Written by Frank Churchill and Larry Morey, this playful tune debuted in Disney's first animated feature film, Snow White and the Seven Dwarfs (1937). Snow White, voiced by Adriana Caselotti, cleans up the dwarfs' messy cottage with the help of her animal friends and the upbeat song. By keeping their spirits high, they can finish their task with ease and excellence (no sweeping dirt under the rugs or licking plates clean, she admonishes).
Churchill had been composing songs for Disney animated shorts for years, including the popular "Who's Afraid of the Big Bad Wolf" for The Three Little Pigs. Likewise, Morey was with the company since 1933 as a lyricist. The two would collaborate again on Bambi, with Morey adapting the story and Churchill composing the score.
Louis Armstrong recorded this for his 1968 album, Disney Songs The Satchmo Way
. His version was featured in a 2016 television commercial
for the Samsung Galaxy Note7 that boasts the smartphone's latest features, presumably making work so pleasant you'll be whistling. Armstrong's album also includes a rendition of Snow White
Brian Wilson recorded this as a medley with "Heigh-Ho" and "Yo Ho (A Pirate's Life For Me)" - the theme to Pirates of the Caribbean attractions at Disney theme parks - for his 2011 album, In the Key of Disney.

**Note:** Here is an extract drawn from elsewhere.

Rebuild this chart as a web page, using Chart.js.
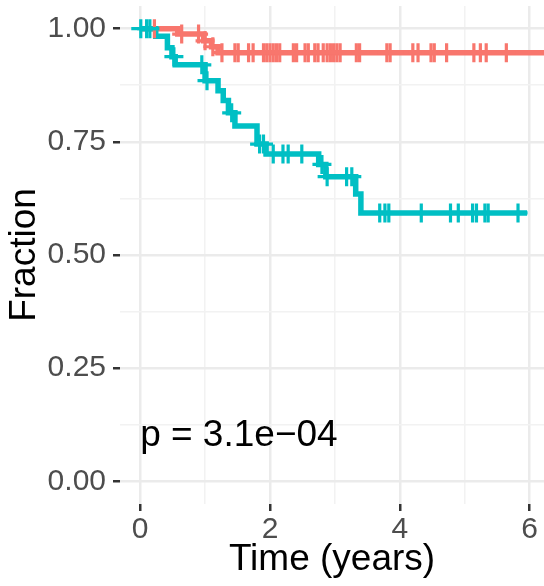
<!DOCTYPE html>
<html>
<head>
<meta charset="utf-8">
<script src="https://cdn.jsdelivr.net/npm/chart.js@4.4.1/dist/chart.umd.min.js"></script>
<style>
  html, body { margin: 0; padding: 0; background: #ffffff; }
  #wrap { width: 544px; height: 586px; }
</style>
</head>
<body>
<div id="wrap"><canvas id="c" width="544" height="586"></canvas></div>
<script>
// ---- data ----
const redTimes  = [0, 0.58, 0.98, 1.1, 1.2, 6.3];
const redSurv   = [1, 0.988, 0.973, 0.96, 0.947, 0.947];
const redCensor = [0.22, 0.64, 0.9, 1.0, 1.12, 1.26, 1.46, 1.51, 1.67, 1.74, 1.9, 1.95, 2.0, 2.05, 2.1, 2.15,
                   2.36, 2.41, 2.54, 2.59, 2.69, 2.74, 2.82, 2.88, 2.93, 2.98, 3.03, 3.08, 3.33, 3.38,
                   3.8, 3.85, 4.2, 4.28, 4.48, 4.53, 4.72, 5.14, 5.24, 5.33, 5.64];

const tealTimes  = [0, 0.24, 0.42, 0.49, 0.54, 1.0, 1.2, 1.28, 1.36, 1.46, 1.8, 1.94, 2.75, 2.86, 3.32, 3.4, 5.96];
const tealSurv   = [1, 0.983, 0.958, 0.938, 0.92, 0.885, 0.863, 0.841, 0.814, 0.785, 0.745, 0.723, 0.70, 0.673, 0.635, 0.593, 0.593];
const tealCensor = [0.01, 0.1, 0.15, 0.52, 0.95, 1.03, 1.41, 1.84, 1.9, 2.05, 2.2, 2.28, 2.49, 2.8, 2.88,
                    3.18, 3.26, 3.69, 3.77, 3.83, 4.33, 4.78, 4.9, 5.12, 5.18, 5.31, 5.36, 5.82];

const xMajor = [0, 2, 4, 6];
const xLabels = ['0', '2', '4', '6'];
const xMinor = [1, 3, 5];
const yMajor = [0, 0.25, 0.5, 0.75, 1];
const yLabels = ['0.00', '0.25', '0.50', '0.75', '1.00'];
const yMinor = [0.125, 0.375, 0.625, 0.875];

const pText = 'p = 3.1e\u221204';
const pX = 0;
const pY = 0.1;

const xTitle = 'Time (years)';
const yTitle = 'Fraction';

// ---- helpers ----
function stepAt(times, surv, t) {
  let v = surv[0];
  for (let i = 0; i < times.length; i++) { if (times[i] <= t) v = surv[i]; }
  return v;
}
const pts = (xs, ys) => xs.map((x, i) => ({x: x, y: ys[i]}));
const censorPts = (cs, times, surv) => cs.map(t => ({x: t, y: stepAt(times, surv, t)}));

const RED = '#F8766D', TEAL = '#00BFC4';
const MAJOR_GRID = '#EBEBEB', MINOR_GRID = '#F2F2F2';
const isMinor = (arr, v) => arr.some(m => Math.abs(m - v) < 1e-9);

const pTextPlugin = {
  id: 'pText',
  afterDatasetsDraw(chart) {
    const {ctx, scales} = chart;
    ctx.save();
    ctx.font = '37px "Liberation Sans", Arial, sans-serif';
    ctx.fillStyle = '#000000';
    ctx.textAlign = 'left';
    ctx.textBaseline = 'middle';
    ctx.fillText(pText, scales.x.getPixelForValue(pX), scales.y.getPixelForValue(pY));
    ctx.restore();
  }
};

const tickFont = {family: '"Liberation Sans", Arial, sans-serif', size: 30};
const titleFont = {family: '"Liberation Sans", Arial, sans-serif', size: 37};

new Chart(document.getElementById('c'), {
  type: 'scatter',
  data: {
    datasets: [
      { label: 'red', data: pts(redTimes, redSurv), showLine: true, stepped: true,
        borderColor: RED, borderWidth: 5.5, pointRadius: 0, order: 4, fill: false },
      { label: 'teal', data: pts(tealTimes, tealSurv), showLine: true, stepped: true,
        borderColor: TEAL, borderWidth: 5.5, pointRadius: 0, order: 3, fill: false },
      { label: 'redC', data: censorPts(redCensor, redTimes, redSurv), showLine: false,
        pointStyle: 'cross', pointRadius: 9.5, borderColor: RED, pointBorderWidth: 3.2, borderWidth: 3.2, order: 2 },
      { label: 'tealC', data: censorPts(tealCensor, tealTimes, tealSurv), showLine: false,
        pointStyle: 'cross', pointRadius: 9.5, borderColor: TEAL, pointBorderWidth: 3.2, borderWidth: 3.2, order: 1 }
    ]
  },
  options: {
    responsive: false,
    animation: false,
    devicePixelRatio: 1,
    layout: { autoPadding: false, padding: { top: 6, right: 0, left: 0, bottom: 0 } },
    plugins: { legend: { display: false }, tooltip: { enabled: false } },
    scales: {
      x: {
        type: 'linear', min: -0.31, max: 6.22,
        afterBuildTicks(scale) {
          scale.ticks = xMajor.concat(xMinor).sort((a, b) => a - b).map(v => ({value: v}));
        },
        afterFit(scale) { scale.height = 82; scale.paddingLeft = 0; scale.paddingRight = 0; },
        ticks: {
          autoSkip: false, maxRotation: 0, padding: 1, color: '#4D4D4D', font: tickFont,
          callback(v) { const i = xMajor.indexOf(v); return i >= 0 ? xLabels[i] : ''; }
        },
        grid: {
          color: c => (c.tick && isMinor(xMinor, c.tick.value)) ? MINOR_GRID : MAJOR_GRID,
          lineWidth: c => (c.tick && isMinor(xMinor, c.tick.value)) ? 1.5 : 2.5,
          tickColor: c => (c.tick && isMinor(xMinor, c.tick.value)) ? 'rgba(0,0,0,0)' : '#333333',
          tickWidth: 2.5, tickLength: 7, drawTicks: true
        },
        border: { display: false },
        title: { display: true, text: xTitle, color: '#000000', font: titleFont, padding: { top: 0, bottom: 4 } }
      },
      y: {
        type: 'linear', min: -0.05, max: 1.05,
        afterBuildTicks(scale) {
          scale.ticks = yMajor.concat(yMinor).sort((a, b) => a - b).map(v => ({value: v}));
        },
        afterFit(scale) { scale.width = 120; scale.paddingTop = 0; scale.paddingBottom = 0; },
        ticks: {
          autoSkip: false, padding: 7, color: '#4D4D4D', font: tickFont,
          callback(v) { const i = yMajor.indexOf(v); return i >= 0 ? yLabels[i] : ''; }
        },
        grid: {
          color: c => (c.tick && isMinor(yMinor, c.tick.value)) ? MINOR_GRID : MAJOR_GRID,
          lineWidth: c => (c.tick && isMinor(yMinor, c.tick.value)) ? 1.5 : 2.5,
          tickColor: c => (c.tick && isMinor(yMinor, c.tick.value)) ? 'rgba(0,0,0,0)' : '#333333',
          tickWidth: 2.5, tickLength: 7, drawTicks: true
        },
        border: { display: false },
        title: { display: true, text: yTitle, color: '#000000', font: titleFont, padding: { top: 3, bottom: 0 } }
      }
    }
  },
  plugins: [pTextPlugin]
});
</script>
</body>
</html>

Snow White and the Seven Dwarfs was the first US feature film to release a soundtrack album in conjunction with a movie, but Disney doesn't own any of the songs. At the time, the studio didn't have a publishing company, so Bourne Co. Music Publishers secured the rights to all the music. While Disney was able to buy back most of the music from its other films, Bourne still owns Snow White's songs to this day.
Frank Capra used this in his Academy Award-winning film You Can't Take It With You in 1938, starring James Stewart and Jean Arthur.

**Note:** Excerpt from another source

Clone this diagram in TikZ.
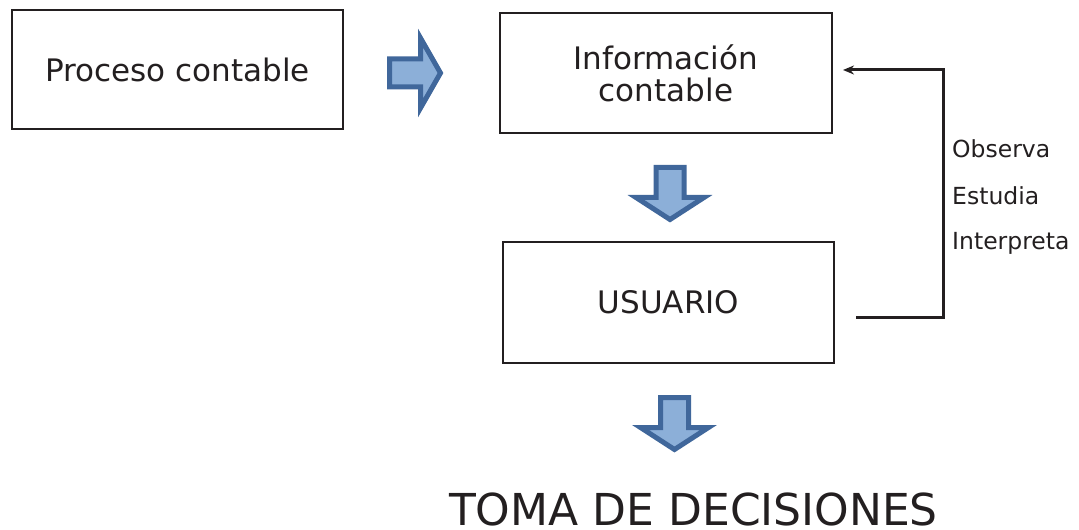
\documentclass[tikz,border=0pt]{standalone}
\usepackage{fontspec}
\setmainfont{DejaVu Sans}
\usepackage{tikz}
\usetikzlibrary{arrows.meta}
\definecolor{txtgray}{HTML}{231F20}
\definecolor{arrfill}{HTML}{8CAFD8}
\definecolor{arrline}{HTML}{40679B}
\tikzset{box/.style={draw=txtgray,line width=2.4bp,inner sep=0pt,
		text=txtgray,align=center,font=\fontsize{31bp}{32bp}\selectfont},
	blockarrow/.style={draw=arrline,fill=arrfill,line width=5bp,line join=miter},
	rightarr/.pic={\path[blockarrow] (0,-14) -- (31,-14) -- (31,-35) -- (51,0)
			-- (31,35) -- (31,14) -- (0,14) -- cycle;},
	downarr/.pic={\path[blockarrow] (-14,0) -- (-14,30) -- (-34,30) -- (0,52)
			-- (34,30) -- (14,30) -- (14,0) -- cycle;},
	verb/.style={anchor=base west,inner sep=0pt,text=txtgray,
		font=\fontsize{23.5bp}{24bp}\selectfont}}

\begin{document}
\begin{tikzpicture}[x=1bp,y=-1bp]
		\useasboundingbox (0,0) rectangle (1079,530);
		\node[box,minimum width=331bp,minimum height=119bp] (proc) at (177.5,69.5) {Proceso contable};
		\node[box,minimum width=332bp,minimum height=120bp] (info) at (666,73) {Información\\contable};
		\node[box,minimum width=331bp,minimum height=121bp] (user) at (668.5,302.5) {USUARIO};
		\node[anchor=base,inner sep=0pt,text depth=0pt,text=txtgray,font=\fontsize{44bp}{44bp}\selectfont] (toma) at (693.5,525) {TOMA DE DECISIONES};
		% block arrows
		\pic (arr1) at (389.5,73) {rightarr};
		\pic (arr2) at (670,167.5) {downarr};
		\pic (arr3) at (674.5,397.5) {downarr};
		% feedback
		\coordinate (fbs) at (856,318);
		\coordinate (fbc) at (943,318);
		\coordinate (fbe) at (843,70);
		\draw[-{Stealth[length=11bp,width=9bp]},line width=3bp,txtgray] (fbs) -- (fbc) |- (fbe);
		\node[verb] (obs) at (952,158) {Observa};
		\node[verb] (est) at (952,205) {Estudia};
		\node[verb] (int) at (952,250) {Interpreta};
	\end{tikzpicture}
\end{document}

Starring in a seminal Disney production that was also the highest-grossing film of 1937 was a double-edged sword for Caselotti. If she agreed to be Snow White, she would always have to be Snow White. Her contract forbid her from appearing in any other film or media, even another Disney production. But there were a couple slips: In the Wizard of Oz, she speaks the line, "Wherefore art thou Romeo?" in the Tin Man's song, "If I Only Had A Heart." She can also be heard singing in It's A Wonderful Life (1943) when George Bailey is praying in Martini's bar.
This was used on Pretty Little Liars in the 2016 episode "Where Somebody Waits for Me."
Frank Sinatra Jr. performed this with Joey Heatherton and Paul Lynde on the 1968 variety show Dean Martin Presents the Golddiggers.